I guess the reason you mention persistent bitmaps is to save time when
adding a host that previously participated and has an older version of
the disk image?

> > The second stage (mode) is the replication of block device state changes
> > (modified blocks)  to keep the image on the secondary in sync with the
> > primary. The mirrored blocks must be buffered in ram (block buffer) until
> > the complete Checkpoint (RAM, vCPU, device state) can be committed.
> > 
> > For keeping the complete system state consistent on the secondary system
> > there must be a possibility for MC to commit/discard block device state
> > changes. In normal operation the mirrored block device state changes (block
> > buffer) are committed to disk when the complete checkpoint is committed. In
> > case of a crash of the primary system while transferring a checkpoint the
> > data in the block buffer corresponding to the failed Checkpoint must be
> > discarded.

Thoughts:

Writing data safely to disk can take milliseconds.  Not sure how that
figures into your commit step, but I guess commit needs to be fast.

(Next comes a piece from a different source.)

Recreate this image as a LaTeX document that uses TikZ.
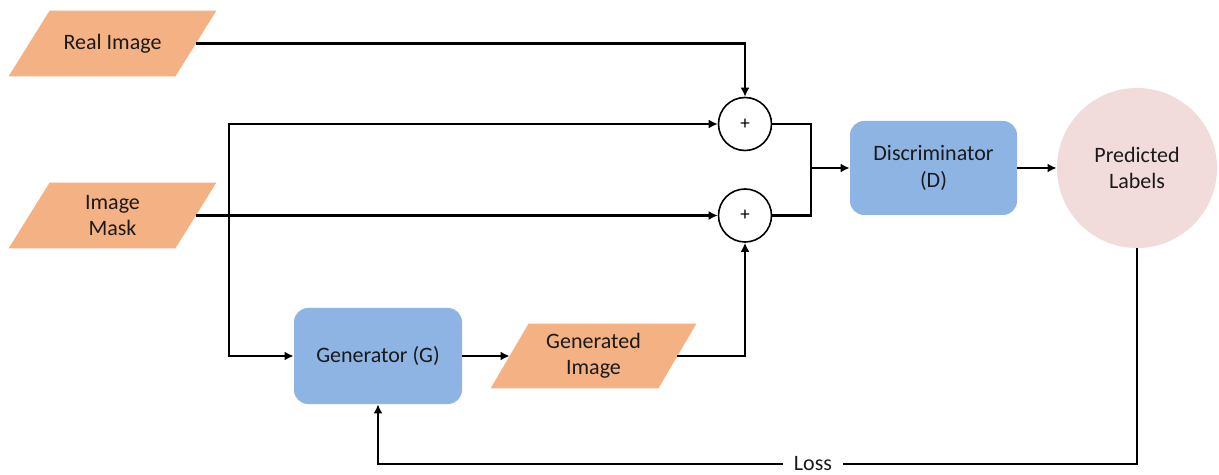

I/O requests happen in parallel with CPU execution, so could an I/O
request be pending across a checkpoint commit?  Live migration does not
migrate inflight requests, although it has special case code for
migration requests that have failed at the host level and need to be
retried.  Another way of putting this is that live migration uses
bdrv_drain_all() to quiesce disks before migrating device state - I
don't think you have that luxury since bdrv_drain_all() can take a long
time and is not suitable for microcheckpointing.

Block devices have the following semantics:
1. There is no ordering between parallel in-flight I/O requests.
2. The guest sees the disk state for completed writes but it may not see
   disk state of in-flight writes (due to #1).
3. Completed writes are only guaranteed to be persistent across power
   failure if a disk cache flush was submitted and completed after the
   writes completed.

> > I think this can be achieved by drive-mirror and a filter block driver.
> > Another approach could be to exploit the block migration functionality of
> > live migration with a filter block driver.

block-migration.c should be avoided because it may be dropped from QEMU.
It is unloved code and has been replaced by drive-mirror.

> > The drive-mirror (and live migration) does not rely on shared storage and
> > allow live block device copy and incremental syncing.
> > 
> > A block buffer can be implemented with a QEMU filter block driver. It should
> > sit at the same position as the Quorum driver in the block driver hierarchy.
> > When using block filter approach MC will be transparent and block device
> > agnostic.
> > 
> > The block buffer filter must have an Interface which allows MC control the
> > commits or discards of block device state changes. I have no idea where to
> > put such an interface to stay conform with QEMU coding style.
> > 
> > 
> > I???m sure there are alternative and better approaches and I???m open for
> > any ideas

You can use drive-mirror and the run-time NBD server in QEMU without
modification:

  Primary (drive-mirror)   ---writes--->   Secondary (NBD export in QEMU)

Your block filter idea can work and must have the logic so that a commit
operation sent via the microcheckpointing protocol causes the block
filter to write buffered data to disk and flush the host disk cache.

To ensure that the disk image on the secondary is always in a crash
consistent state (i.e. the state you get from power failure), the
secondary needs to know when disk cache flush requests were sent and the
write ordering.  That way, even if there is a power failure while the
secondary is committing, the disk will be in a crash consistent state.
After the secondary (or primary) is booted again file systems or
databases will be able to fsck and resume.

(In other words, in a catastrophic failure you won't be any worse off
than with a power failure on an unprotected single machine.)